An Italian Communist MP, Mr Luigi Malabarba, yesterday alleged he had seen a large group of people dressed in black in one police station on Friday during the riot. "I saw groups of German and French people dressed as demonstrators in black with iron bars inside the police station near the Pizza di Kennedy. This is what I saw, draw your own conclusions," he said.

Video evidence collected by protesters and independent media suggests that men dressed in black were also seen getting out of police vans, effectively being taken to protest marches. They were noted for never attacking the police or the steel wall around the red zone of the city.

The Black Bloc insists it is part of the mainstream anti-capitalist movement. A statement by "participants of the Black Bloc" released in Genoa said: "We do not want to submit helplessly to the politics of the powerful. We have come to enter militantly the red zone and to stop the G8 meeting.

"Smashed windows of banks and multinational companies are symbolic actions. We do not agree with the destruction and looting of small shops and cars. However, do not let us be divided. To divide resistance is a usual way to weaken resistance."

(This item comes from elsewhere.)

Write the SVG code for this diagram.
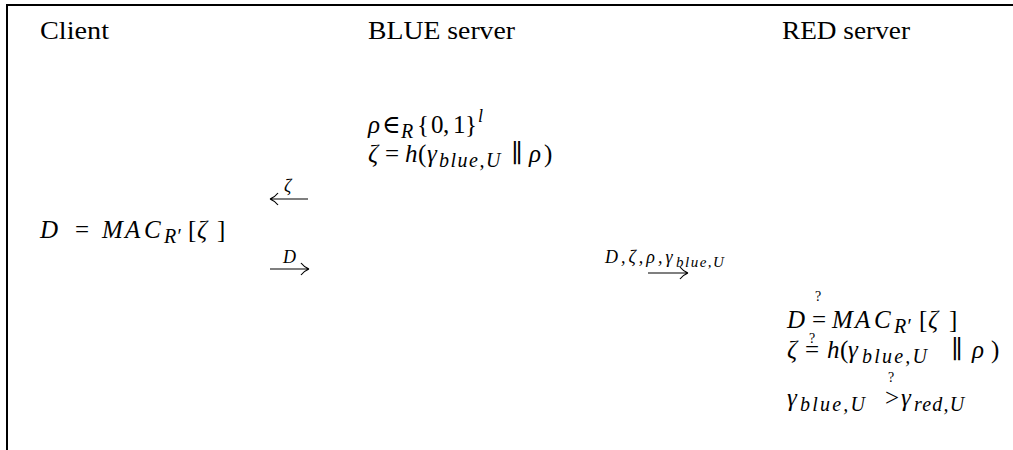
<svg xmlns="http://www.w3.org/2000/svg" width="1013" height="450" viewBox="0 0 1013 450">
<style>
text{font-family:"Liberation Serif","DejaVu Serif",serif;fill:#000}
.hd{font-size:25px}
.m{font-size:25px}
.i{font-style:italic}
.s{font-size:20px}
.l{font-size:18px}
.ss{font-size:15px}
.q{font-size:14px;font-style:normal}
.ln{stroke:#000;stroke-width:1.2;fill:none}
.fr{stroke:#000;stroke-width:2;fill:none}
</style>
<rect width="1013" height="450" fill="#fff"/>
<path class="fr" d="M7 450 V5 H1013"/>
<g id="client">
<text class="hd" x="40" y="39" textLength="69" lengthAdjust="spacingAndGlyphs">Client</text>
<text class="m"><tspan class="i" x="40" y="238">D</tspan><tspan x="75" y="238">=</tspan><tspan class="i" x="102" y="238">M</tspan><tspan class="i" x="125" y="238">A</tspan><tspan class="i" x="144" y="238">C</tspan><tspan class="s i" x="164" y="243">R′</tspan><tspan x="188" y="238">[</tspan><tspan class="i" x="197" y="238">ζ</tspan><tspan x="217" y="238">]</tspan></text>
</g>
<g id="blue">
<text class="hd" x="368" y="39" textLength="147" lengthAdjust="spacingAndGlyphs">BLUE server</text>
<text class="m"><tspan class="i" x="368" y="133">ρ</tspan><tspan x="382" y="133">∈</tspan><tspan class="s i" x="401" y="138">R</tspan><tspan x="417" y="133">{</tspan><tspan x="431" y="133">0</tspan><tspan x="443" y="133">,</tspan><tspan x="453" y="133">1</tspan><tspan x="465" y="133">}</tspan><tspan class="l i" x="478" y="122">l</tspan></text>
<text class="m"><tspan class="i" x="368" y="162">ζ</tspan><tspan x="385" y="162">=</tspan><tspan class="i" x="405" y="162">h</tspan><tspan x="418" y="162">(</tspan><tspan class="i" x="427" y="162">γ</tspan><tspan class="s i" x="439" y="167" letter-spacing="1.5">blue,U</tspan><tspan x="511" y="162">∥</tspan><tspan class="i" x="529" y="162">ρ</tspan><tspan x="544" y="162">)</tspan></text>
</g>
<g id="red">
<text class="hd" x="782" y="39" textLength="128" lengthAdjust="spacingAndGlyphs">RED server</text>
<text class="m"><tspan class="i" x="787" y="328">D</tspan><tspan class="q" x="815" y="301">?</tspan><tspan x="812" y="328">=</tspan><tspan class="i" x="832" y="328">M</tspan><tspan class="i" x="855" y="328">A</tspan><tspan class="i" x="874" y="328">C</tspan><tspan class="s i" x="894" y="333">R′</tspan><tspan x="919" y="328">[</tspan><tspan class="i" x="928" y="328">ζ</tspan><tspan x="949" y="328">]</tspan></text>
<text class="m"><tspan class="i" x="787" y="358">ζ</tspan><tspan class="q" x="809" y="343">?</tspan><tspan x="805" y="358">=</tspan><tspan class="i" x="827" y="358">h</tspan><tspan x="840" y="358">(</tspan><tspan class="i" x="848" y="358">γ</tspan><tspan class="s i" x="862" y="363" letter-spacing="2.2">blue,U</tspan><tspan x="951" y="358">∥</tspan><tspan class="i" x="972" y="358">ρ</tspan><tspan x="991" y="358">)</tspan></text>
<text class="m"><tspan class="i" x="787" y="406">γ</tspan><tspan class="s i" x="800" y="411" letter-spacing="2.2">blue,U</tspan><tspan class="q" x="888" y="382">?</tspan><tspan x="885" y="406">&gt;</tspan><tspan class="i" x="901" y="406">γ</tspan><tspan class="s i" x="914" y="411" letter-spacing="1.2">red,U</tspan></text>
</g>
<g id="connectors">
<path class="ln" d="M270 199 H308 M270 199 q5 -2 8 -6 M270 199 q5 2 8 6"/>
<text class="l i" x="284" y="192">ζ</text>
<path class="ln" d="M270 269 H309 M309 269 q-5 -2 -8 -6 M309 269 q-5 2 -8 6"/>
<text class="l i" x="283" y="263">D</text>
<path class="ln" d="M648 273 H688 M688 273 q-5 -2 -8 -6 M688 273 q-5 2 -8 6"/>
<text class="l i"><tspan x="605" y="263" letter-spacing="3">D,ζ,ρ,γ</tspan><tspan class="ss" x="676" y="267" letter-spacing="1.5">blue,U</tspan></text>
</g>
</svg>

The objective of a Black Bloc, as described on the main US website, is to "provide solidarity in the face of a repressive police state and to convey an anarchist critique of whatever is being protested that day."

Its origins may go back to the earlier German Autonomist movement, one of the anarchist coalitions which emerged from the wreckage of the Baader-Meinhof group. Another German group which advocated confrontation in Genoa was FAU, or the Free Workers' Union, an anarcho-syndicalist trades union.

FAU rejects Germany's social market arrangements. It is more interested in direct action.

Its website declares: "We don't just talk. We also do."